MedBot

The Problem…

Medical residents are overwhelmed by high patient loads, extensive documentation, and the rapid growth of medical literature, which diminishes patient care quality and resident well-being. Our team is introducing Medbot, a state of the art medical tool to tackle this problem.

Solution

Medbot is a tool to streamline physician workflow and better patient care.  Medbot’s mission is to empower medical residents/physicians by providing innovative tools that streamline their workload, enhance patient care, and ensure they stay current with the latest medical evidence, ultimately improving both resident well-being and patient outcomes.

Data Pipelines

Medbot utilizes two specialized data pipelines:

1. Diagnostic Data Pipeline: This pipeline is dedicated to diagnosis. It begins with Exploratory Data Analysis (EDA) on raw data, followed by extracting key values to fine-tune our Large Language Model.
2. Treatment Recommendation Pipeline: This pipeline focuses on treatment recommendations. It leverages professional guideline documents and credible website information, performing parsing, indexing, and mapping to create a vector database. This database is then utilized in Retrieval-Augmented Generation.

Our Model Selection

After a thorough evaluation of six models—BioGPT, FalconSaaI, BioMistral, Asclepius, Medical LLaMA 3, and Mistral Instruct 7B v3—we chose Mistral Instruct 7B v3 as our preferred model. Below is a table highlighting the top two models from our evaluation.

Evaluation Process

To ensure the accuracy and reliability of our model, we conducted an extensive evaluation using 100 input scenarios with context extracted via RAG (Retrieval-Augmented Generation), as illustrated below. Our evaluation focused on four key metrics:

1. Semantic Similarity:
   We measured the similarity between the model's responses and the ground truth from the MIMIC-III dataset using metrics such as cosine, Manhattan, Chebyshev, and Euclidean distances. This helped us assess how closely the model’s answers aligned with expected outcomes.
2. Language Model as a Judge:
   We employed the language model itself to evaluate context faithfulness and answer similarity, adding an automated layer of assessment to enhance the evaluation process.
3. Expert Review:
   Brodie, an expert in the field, meticulously reviewed the responses for correctness, completeness, faithfulness, and relevance to ensure they met medical standards.
4. Physician Feedback:
   We also engaged three physicians to provide insights on how to improve the model’s output and enhance its clinical reasoning capabilities.

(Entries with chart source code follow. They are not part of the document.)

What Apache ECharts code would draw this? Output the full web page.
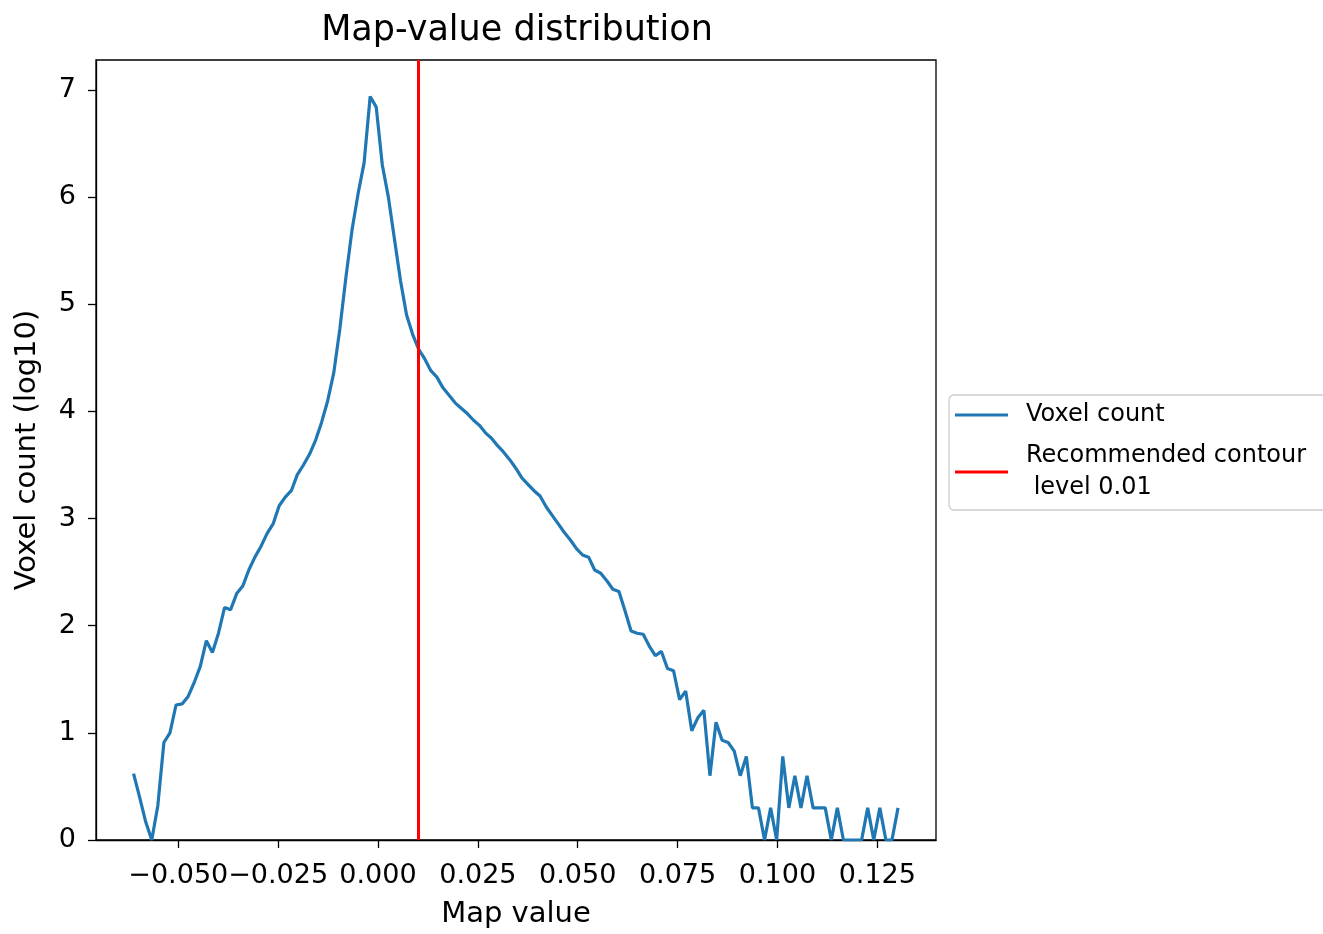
<!DOCTYPE html>
<html>
<head>
<meta charset="utf-8">
<script src="https://cdn.jsdelivr.net/npm/echarts@6/dist/echarts.min.js"></script>
<style>html,body{margin:0;padding:0;background:#fff;}#chart{width:1323px;height:934px;}</style>
</head>
<body>
<div id="chart"></div>
<script>
// Histogram bin grid (bin centres)
const binStart = -0.0612;
const binWidth = 0.001519;
// log10 voxel counts per bin
const voxelLog = [
  0.62, 0.40, 0.17, 0.00, 0.32, 0.91, 1.00, 1.26, 1.27, 1.34,
  1.47, 1.62, 1.86, 1.75, 1.93, 2.17, 2.15, 2.30, 2.37, 2.52,
  2.64, 2.74, 2.86, 2.95, 3.12, 3.20, 3.26, 3.41, 3.50, 3.60,
  3.73, 3.90, 4.10, 4.36, 4.77, 5.25, 5.69, 6.03, 6.32, 6.94,
  6.84, 6.30, 6.00, 5.61, 5.22, 4.90, 4.72, 4.58, 4.49, 4.38,
  4.32, 4.22, 4.15, 4.08, 4.03, 3.98, 3.92, 3.87, 3.80, 3.75,
  3.68, 3.62, 3.55, 3.47, 3.38, 3.32, 3.26, 3.21, 3.11, 3.03,
  2.95, 2.87, 2.80, 2.72, 2.66, 2.64, 2.52, 2.49, 2.42, 2.34,
  2.32, 2.14, 1.95, 1.93, 1.92, 1.81, 1.72, 1.76, 1.60, 1.58,
  1.31, 1.39, 1.02, 1.14, 1.21, 0.60, 1.10, 0.93, 0.91, 0.83,
  0.60, 0.78, 0.30, 0.30, 0.00, 0.30, 0.00, 0.78, 0.30, 0.60,
  0.30, 0.60, 0.30, 0.30, 0.30, 0.00, 0.30, 0.00, 0.00, 0.00,
  0.00, 0.30, 0.00, 0.30, 0.00, 0.00, 0.30
];
const contourLevel = 0.01;
const xTicks = [-0.05, -0.025, 0, 0.025, 0.05, 0.075, 0.1, 0.125];
const yTicks = [0, 1, 2, 3, 4, 5, 6, 7];
const titleText = 'Map-value distribution';
const xLabel = 'Map value';
const yLabel = 'Voxel count (log10)';
const seriesNames = ['Voxel count', 'Recommended contour\n level 0.01'];

const voxelData = voxelLog.map((v, i) => [binStart + i * binWidth, v]);
const FONT = 'DejaVu Sans';
const fmtX = v => { const s = Math.abs(v).toFixed(3); return (v < -1e-12 ? '\u2212' : '') + s; };

const chart = echarts.init(document.getElementById('chart'), null, {renderer: 'canvas'});
chart.setOption({
  animation: false,
  backgroundColor: '#ffffff',
  title: {
    text: titleText, left: 512, top: 8, textAlign: 'center',
    textStyle: {fontFamily: FONT, fontSize: 35, fontWeight: 'normal', color: '#000'}
  },
  grid: {left: 96, right: 387, top: 60, bottom: 89, show: true, borderColor: '#000', borderWidth: 1.3, containLabel: false},
  legend: {
    orient: 'vertical', left: 949, top: 395,
    icon: 'rect', itemWidth: 53, itemHeight: 3, itemGap: 9,
    padding: [4, 40, 6, 6],
    borderColor: '#cccccc', borderWidth: 1.3, borderRadius: 5,
    backgroundColor: 'rgba(255,255,255,0.8)',
    textStyle: {fontFamily: FONT, fontSize: 24, lineHeight: 32, color: '#000', padding: [0, 0, 0, 13]},
    data: seriesNames
  },
  xAxis: {
    type: 'value', min: -0.0706, max: 0.1397,
    splitLine: {show: false},
    axisLine: {show: true, onZero: false, lineStyle: {color: '#000', width: 1.3}},
    axisTick: {show: true, length: 8, customValues: xTicks, lineStyle: {color: '#000', width: 1.3}},
    axisLabel: {customValues: xTicks, formatter: fmtX, fontFamily: FONT, fontSize: 27, color: '#000', margin: 22, hideOverlap: false},
    name: xLabel, nameLocation: 'middle', nameGap: 60,
    nameTextStyle: {fontFamily: FONT, fontSize: 29, color: '#000'}
  },
  yAxis: {
    type: 'value', min: 0, max: 7.28,
    splitLine: {show: false},
    axisLine: {show: true, onZero: false, lineStyle: {color: '#000', width: 1.3}},
    axisTick: {show: true, length: 8, customValues: yTicks, lineStyle: {color: '#000', width: 1.3}},
    axisLabel: {customValues: yTicks, fontFamily: FONT, fontSize: 27, color: '#000', margin: 20},
    name: yLabel, nameLocation: 'middle', nameGap: 54, nameRotate: 90,
    nameTextStyle: {fontFamily: FONT, fontSize: 29, color: '#000'}
  },
  series: [
    {
      name: seriesNames[0], type: 'line', data: voxelData, showSymbol: false,
      color: '#1f77b4', lineStyle: {color: '#1f77b4', width: 3.2}, z: 3
    },
    {
      name: seriesNames[1], type: 'line', data: [], color: '#ff0000',
      lineStyle: {color: '#ff0000', width: 3},
      markLine: {
        silent: true, symbol: 'none', label: {show: false},
        lineStyle: {color: '#ff0000', width: 3, type: 'solid'},
        emphasis: {disabled: true},
        data: [{xAxis: contourLevel}]
      },
      z: 4
    }
  ]
});
</script>
</body>
</html>
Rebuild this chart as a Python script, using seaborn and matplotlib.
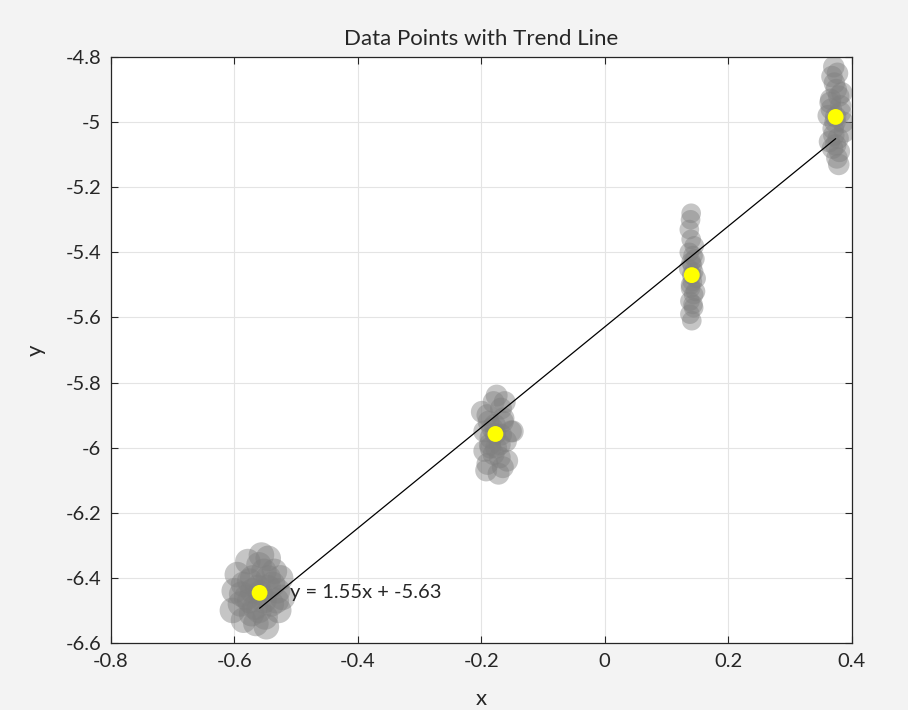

This comprehensive evaluation approach allows us to thoroughly assess the performance and reliability of our model and product.

Sematic Similarity Result	LLM Evaluation Result - Using RAGAS	Expert Evaluation Result

System Architecture Overview

This diagram provides a quick overview of our system's full architecture, highlighting the main components and how they interact. Let's walk through a typical request flow, moving from left to right:

1. Physician Input:
   The process begins with the physician entering information into the user interface (built with Streamlit) and clicking "Submit." This action triggers an internal API call to an AWS Lambda function, "GetDiagnoses," which prepares the request for our LLM (Mistral 7B) and extracts potential diagnoses.
2. Diagnoses Return:
   The extracted diagnoses are then returned to the physician, who can use the interface to filter or edit the list of diagnoses.
3. Plan Generation:
   When the physician clicks "Generate Plan," another request is sent to a different AWS Lambda function. This function calls the RAG (Retrieval-Augmented Generation) system to build the context and then calls the LLM to generate a treatment plan.
   • Step 1: Physician -> GetDiagnoses -> Mistral 7B, which returns a list of diagnoses.
   • Step 2: Physician refines the diagnoses list using the UX.
   • Step 3: Physician clicks "Generate Plan," triggering GeneratePlan -> RAG for context collection -> LLM for plan generation.

Trade-offs and Challenges

Handling sensitive patient information requires the utmost care. At Medbot, user privacy is our top priority, and we consider it at every step of development. For instance, this focus on privacy influenced our model selection—opting for a downloadable model over a hosted one to better protect user data. We also ensure that users have the option to opt-out of their data being used for training purposes.

Cost Considerations
Fine-tuning and hosting LLM models come with significant costs, so we strive to balance performance with affordability, ensuring that our solution remains both effective and cost-efficient.

Personalization vs. Privacy
We recognize that our current plans are somewhat generic, and we’re committed to finding innovative ways to make them more personalized. However, this must be done while safeguarding user privacy. One approach we’re exploring is the use of advanced prompting techniques to tailor recommendations without compromising data security.

Our goal is to deliver a more personalized experience for patients while keeping their privacy intact.

Key Takeaways

We began with a simple yet significant challenge that physicians face: spending less time with patients due to the overwhelming amount of documentation, notes, and guidelines they must manage.

Our mission was clear—to create a tool that helps physicians save time and allows them to dedicate more time to their patients.

The result is Medbot! As demonstrated, Medbot effectively addresses many of the challenges that physicians encounter.